BEGIN INFORMATION SHOWN
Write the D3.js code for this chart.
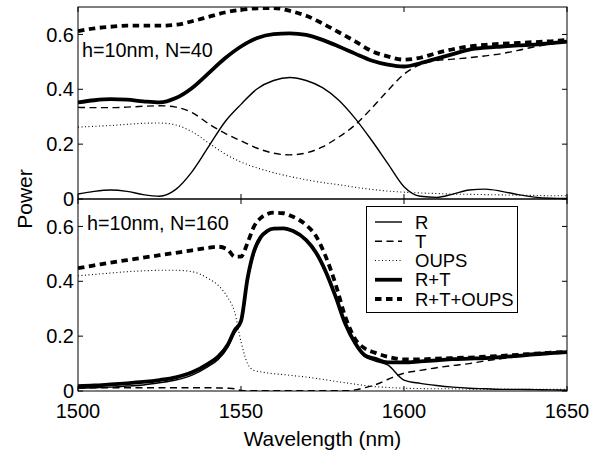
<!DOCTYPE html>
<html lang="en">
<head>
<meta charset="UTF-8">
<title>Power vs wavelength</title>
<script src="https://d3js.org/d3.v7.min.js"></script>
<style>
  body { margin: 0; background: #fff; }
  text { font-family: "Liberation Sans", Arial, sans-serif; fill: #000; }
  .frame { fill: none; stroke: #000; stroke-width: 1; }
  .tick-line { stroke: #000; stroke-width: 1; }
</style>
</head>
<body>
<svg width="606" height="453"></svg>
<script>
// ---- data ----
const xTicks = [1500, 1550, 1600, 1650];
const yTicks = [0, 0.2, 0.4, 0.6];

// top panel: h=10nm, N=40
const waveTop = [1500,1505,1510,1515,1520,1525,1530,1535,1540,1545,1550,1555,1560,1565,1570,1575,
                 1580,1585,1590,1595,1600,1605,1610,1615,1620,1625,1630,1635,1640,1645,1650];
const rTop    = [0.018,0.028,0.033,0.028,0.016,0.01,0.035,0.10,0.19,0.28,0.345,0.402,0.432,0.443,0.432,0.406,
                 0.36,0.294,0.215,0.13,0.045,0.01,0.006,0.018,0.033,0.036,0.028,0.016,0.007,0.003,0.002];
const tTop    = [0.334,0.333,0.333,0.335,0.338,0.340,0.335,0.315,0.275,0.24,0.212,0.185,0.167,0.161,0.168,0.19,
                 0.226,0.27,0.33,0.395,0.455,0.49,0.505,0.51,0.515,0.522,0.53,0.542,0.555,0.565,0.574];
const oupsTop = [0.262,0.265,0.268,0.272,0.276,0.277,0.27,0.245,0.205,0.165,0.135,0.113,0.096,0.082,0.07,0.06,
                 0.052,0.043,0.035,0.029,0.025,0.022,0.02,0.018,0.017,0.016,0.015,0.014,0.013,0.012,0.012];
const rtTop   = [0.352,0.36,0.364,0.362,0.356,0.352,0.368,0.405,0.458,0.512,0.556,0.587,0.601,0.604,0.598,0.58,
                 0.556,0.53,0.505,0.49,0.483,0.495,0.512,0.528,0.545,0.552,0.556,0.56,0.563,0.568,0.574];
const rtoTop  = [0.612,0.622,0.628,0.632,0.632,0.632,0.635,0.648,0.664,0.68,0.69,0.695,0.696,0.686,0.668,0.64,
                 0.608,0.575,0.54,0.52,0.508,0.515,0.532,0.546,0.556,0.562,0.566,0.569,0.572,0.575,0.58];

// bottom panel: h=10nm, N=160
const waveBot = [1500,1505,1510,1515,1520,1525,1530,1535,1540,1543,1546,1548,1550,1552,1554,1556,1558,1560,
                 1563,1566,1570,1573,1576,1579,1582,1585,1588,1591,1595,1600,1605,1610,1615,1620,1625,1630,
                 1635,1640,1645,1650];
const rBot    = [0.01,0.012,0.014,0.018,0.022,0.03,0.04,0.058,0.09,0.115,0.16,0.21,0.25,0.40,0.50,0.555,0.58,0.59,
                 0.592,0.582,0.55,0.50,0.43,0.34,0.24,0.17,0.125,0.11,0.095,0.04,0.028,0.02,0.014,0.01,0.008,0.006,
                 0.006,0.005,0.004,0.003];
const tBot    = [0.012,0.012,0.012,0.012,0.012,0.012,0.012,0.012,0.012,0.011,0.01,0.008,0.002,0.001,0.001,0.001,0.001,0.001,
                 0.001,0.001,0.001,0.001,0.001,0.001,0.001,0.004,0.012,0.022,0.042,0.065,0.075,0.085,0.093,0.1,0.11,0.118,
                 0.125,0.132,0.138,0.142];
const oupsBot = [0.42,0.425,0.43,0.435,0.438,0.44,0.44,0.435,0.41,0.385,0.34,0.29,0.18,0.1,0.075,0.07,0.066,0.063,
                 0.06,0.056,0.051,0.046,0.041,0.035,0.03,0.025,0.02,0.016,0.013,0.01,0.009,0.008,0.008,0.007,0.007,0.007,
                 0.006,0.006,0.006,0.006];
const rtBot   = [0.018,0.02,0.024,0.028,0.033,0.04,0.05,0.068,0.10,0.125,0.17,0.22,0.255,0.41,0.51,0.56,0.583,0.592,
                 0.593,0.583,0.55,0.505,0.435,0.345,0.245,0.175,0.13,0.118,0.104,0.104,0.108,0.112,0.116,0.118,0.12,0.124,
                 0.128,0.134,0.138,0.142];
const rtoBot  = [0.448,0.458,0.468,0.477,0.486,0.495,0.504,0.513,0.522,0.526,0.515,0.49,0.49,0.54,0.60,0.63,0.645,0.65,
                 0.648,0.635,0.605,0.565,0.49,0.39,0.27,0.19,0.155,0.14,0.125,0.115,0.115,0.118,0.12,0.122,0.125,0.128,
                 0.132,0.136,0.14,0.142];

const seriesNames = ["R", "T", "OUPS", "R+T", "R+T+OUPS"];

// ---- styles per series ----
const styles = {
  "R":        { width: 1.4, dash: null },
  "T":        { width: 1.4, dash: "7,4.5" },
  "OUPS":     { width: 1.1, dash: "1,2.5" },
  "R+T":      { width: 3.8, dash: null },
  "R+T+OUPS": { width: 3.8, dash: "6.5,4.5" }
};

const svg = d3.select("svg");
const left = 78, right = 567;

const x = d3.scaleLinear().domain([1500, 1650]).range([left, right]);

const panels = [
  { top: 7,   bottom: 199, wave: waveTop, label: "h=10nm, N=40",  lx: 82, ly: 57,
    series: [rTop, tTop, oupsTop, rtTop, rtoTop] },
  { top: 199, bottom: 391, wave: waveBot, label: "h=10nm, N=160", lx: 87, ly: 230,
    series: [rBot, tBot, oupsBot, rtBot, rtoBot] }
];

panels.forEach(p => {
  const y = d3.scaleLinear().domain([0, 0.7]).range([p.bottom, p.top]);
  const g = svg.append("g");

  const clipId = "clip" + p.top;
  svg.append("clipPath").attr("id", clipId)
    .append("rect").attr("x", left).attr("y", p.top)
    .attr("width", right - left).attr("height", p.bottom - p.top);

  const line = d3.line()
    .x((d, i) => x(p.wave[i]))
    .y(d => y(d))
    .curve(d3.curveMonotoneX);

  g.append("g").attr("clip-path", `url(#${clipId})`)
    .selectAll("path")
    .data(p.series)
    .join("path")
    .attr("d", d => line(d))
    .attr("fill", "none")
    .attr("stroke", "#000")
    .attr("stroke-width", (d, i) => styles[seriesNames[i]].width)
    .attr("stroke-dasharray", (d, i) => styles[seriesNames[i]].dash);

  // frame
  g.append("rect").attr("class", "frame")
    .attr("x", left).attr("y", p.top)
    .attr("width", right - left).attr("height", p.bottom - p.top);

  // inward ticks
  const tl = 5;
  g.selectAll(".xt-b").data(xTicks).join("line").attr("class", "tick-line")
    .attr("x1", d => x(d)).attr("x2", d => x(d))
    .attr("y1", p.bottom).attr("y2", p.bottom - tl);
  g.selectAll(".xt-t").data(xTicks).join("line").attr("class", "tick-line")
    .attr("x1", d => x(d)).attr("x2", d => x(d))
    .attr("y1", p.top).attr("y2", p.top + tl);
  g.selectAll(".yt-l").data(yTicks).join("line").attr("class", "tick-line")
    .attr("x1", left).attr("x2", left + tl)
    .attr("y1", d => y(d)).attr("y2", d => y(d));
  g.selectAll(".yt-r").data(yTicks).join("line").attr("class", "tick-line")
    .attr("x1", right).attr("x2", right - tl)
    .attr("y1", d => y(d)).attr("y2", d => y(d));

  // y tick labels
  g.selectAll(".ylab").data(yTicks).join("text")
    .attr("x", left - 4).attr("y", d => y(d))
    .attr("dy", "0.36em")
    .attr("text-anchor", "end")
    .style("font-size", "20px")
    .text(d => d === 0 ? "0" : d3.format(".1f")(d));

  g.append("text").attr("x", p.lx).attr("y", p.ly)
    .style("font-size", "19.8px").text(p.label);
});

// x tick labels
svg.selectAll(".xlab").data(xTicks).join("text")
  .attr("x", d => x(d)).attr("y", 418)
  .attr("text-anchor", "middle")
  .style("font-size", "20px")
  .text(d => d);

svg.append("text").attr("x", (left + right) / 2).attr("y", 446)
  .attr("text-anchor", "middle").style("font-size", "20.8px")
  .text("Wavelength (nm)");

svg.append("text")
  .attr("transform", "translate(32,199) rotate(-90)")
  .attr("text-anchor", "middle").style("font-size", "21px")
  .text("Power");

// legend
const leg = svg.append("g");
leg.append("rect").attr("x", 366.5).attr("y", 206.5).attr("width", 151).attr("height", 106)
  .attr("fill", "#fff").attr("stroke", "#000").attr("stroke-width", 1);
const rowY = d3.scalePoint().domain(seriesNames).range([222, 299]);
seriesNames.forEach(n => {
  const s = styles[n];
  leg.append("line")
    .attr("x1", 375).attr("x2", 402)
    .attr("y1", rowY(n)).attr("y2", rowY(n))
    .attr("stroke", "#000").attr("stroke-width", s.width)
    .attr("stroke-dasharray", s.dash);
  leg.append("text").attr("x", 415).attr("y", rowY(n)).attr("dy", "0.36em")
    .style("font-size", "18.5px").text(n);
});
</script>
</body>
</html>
END INFORMATION SHOWN
Copy exactly the lines running from the beginning of the listing through the line that has "const yTicks = [0, 0.2, 0.4, 0.6];". Drop the pictures.

Write the D3.js code for this chart.
<!DOCTYPE html>
<html lang="en">
<head>
<meta charset="UTF-8">
<title>Power vs wavelength</title>
<script src="https://d3js.org/d3.v7.min.js"></script>
<style>
  body { margin: 0; background: #fff; }
  text { font-family: "Liberation Sans", Arial, sans-serif; fill: #000; }
  .frame { fill: none; stroke: #000; stroke-width: 1; }
  .tick-line { stroke: #000; stroke-width: 1; }
</style>
</head>
<body>
<svg width="606" height="453"></svg>
<script>
// ---- data ----
const xTicks = [1500, 1550, 1600, 1650];
const yTicks = [0, 0.2, 0.4, 0.6];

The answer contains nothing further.